I francesi lo chiamano l’exercice de l’Etat, l’esercizio dello stato; Andreotti, come amava raccontare, in vita sua non ha mai fatto sport, tuttavia, se l’essere uomo di potere fosse una prova sportiva, Andreotti sarebbe stato di certo un campione olimpionico.
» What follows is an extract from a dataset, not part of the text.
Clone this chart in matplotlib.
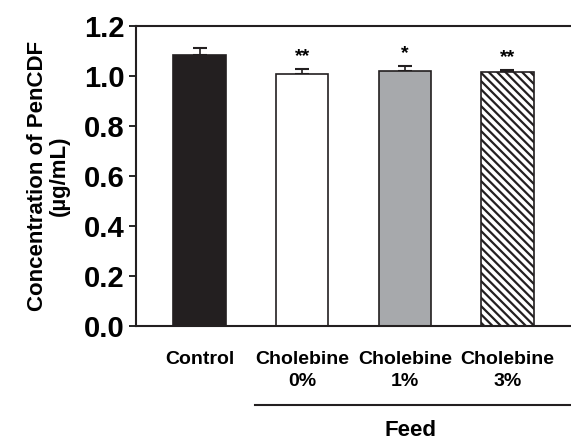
import numpy as np
import matplotlib.pyplot as plt

plt.rcParams['font.family'] = ['Liberation Sans', 'DejaVu Sans']
plt.rcParams['font.weight'] = 'bold'
plt.rcParams['hatch.linewidth'] = 1.6

labels = ["Control", "Cholebine\n0%", "Cholebine\n1%", "Cholebine\n3%"]
values = [1.084, 1.008, 1.022, 1.016]
errors = [0.030, 0.020, 0.018, 0.008]
stars = ["", "**", "*", "**"]
colors = ["#231f20", "white", "#a7a9ac", "white"]
hatches = [None, None, None, "\\\\\\\\"]

fig = plt.figure(figsize=(5.71, 4.41), dpi=100)
ax = fig.add_axes([136/571, 1 - 326/441, 1 - 136/571, 300/441])

x = np.arange(len(values))
for i in x:
    ax.bar(i, values[i], width=0.51, color=colors[i], edgecolor="#231f20",
           linewidth=1.2, hatch=hatches[i], zorder=2)
    ax.errorbar(i, values[i], yerr=[[0], [errors[i]]], fmt="none",
                ecolor="#231f20", elinewidth=1.2, capsize=5, capthick=1.5, zorder=1)
    if stars[i]:
        ax.text(i, values[i] + errors[i] + 0.05, stars[i], ha="center",
                va="center", fontsize=14, fontweight="bold")

ax.set_xlim(-0.62, 3.62)
ax.set_ylim(0, 1.2)
ax.set_yticks(np.arange(0, 1.21, 0.2))
ax.set_yticklabels([f"{v:.1f}" for v in np.arange(0, 1.21, 0.2)],
                   fontsize=21, fontweight="bold")
ax.tick_params(axis="y", length=5, width=1.2, pad=3)
ax.set_xticks(x)
ax.set_xticklabels(labels, fontsize=14, fontweight="bold", linespacing=1.4)
ax.tick_params(axis="x", length=0, pad=18)
ax.spines["right"].set_visible(False)
for s in ["left", "bottom", "top"]:
    ax.spines[s].set_linewidth(1.5)
    ax.spines[s].set_color("#231f20")

ax.set_ylabel("Concentration of PenCDF\n(\u00b5g/mL)", fontsize=16,
              fontweight="bold", labelpad=10, linespacing=1.05)

fig.add_artist(plt.Line2D([255/571, 1.0], [1 - 405/441, 1 - 405/441],
                          color="#231f20", linewidth=1.5))
fig.text(410/571, 1 - 431/441, "Feed", ha="center", va="center",
         fontsize=16, fontweight="bold")

fig.savefig("out.png", dpi=100)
Livia, sono gli occhi tuoi pieni che mi hanno folgorato un pomeriggio andato al cimitero del Verano. Si passeggiava, io scelsi quel luogo singolare per chiederti in sposa – ti ricordi? Sì, lo so, ti ricordi. Gli occhi tuoi pieni e puliti e incantati non sapevano, non sanno e non sapranno, non hanno idea. Non hanno idea delle malefatte che il potere deve commettere per assicurare il benessere e lo sviluppo del Paese. Per troppi anni il potere sono stato io. La mostruosa, inconfessabile contraddizione: perpetuare il male per garantire il bene. La contraddizione mostruosa che fa di me un uomo cinico e indecifrabile anche per te, gli occhi tuoi pieni e puliti e incantati non sanno la responsabilità. La responsabilità diretta o indiretta per tutte le stragi avvenute in Italia dal 1969 al 1984, e che hanno avuto per la precisione 236 morti e 817 feriti. A tutti i familiari delle vittime io dico: sì, confesso. Confesso: è stata anche per mia colpa, per mia colpa, per mia grandissima colpa. Questo dico anche se non serve. Lo stragismo per destabilizzare il Paese, provocare terrore, per isolare le parti politiche estreme e rafforzare i partiti di Centro come la Democrazia Cristiana l'hanno definita "Strategia della Tensione" – sarebbe più corretto dire "Strategia della Sopravvivenza". Roberto, Michele, Giorgio, Carlo Alberto, Giovanni, Mino, il caro Aldo, per vocazione o per necessità ma tutti irriducibili amanti della verità. Tutte bombe pronte ad esplodere che sono state disinnescate col silenzio finale. Tutti a pensare che la verità sia una cosa giusta, e invece è la fine del mondo, e noi non possiamo consentire la fine del mondo in nome di una cosa giusta. Abbiamo un mandato, noi. Un mandato divino. Bisogna amare così tanto Dio per capire quanto sia necessario il male per avere il bene. Questo Dio lo sa, e lo so anch'io.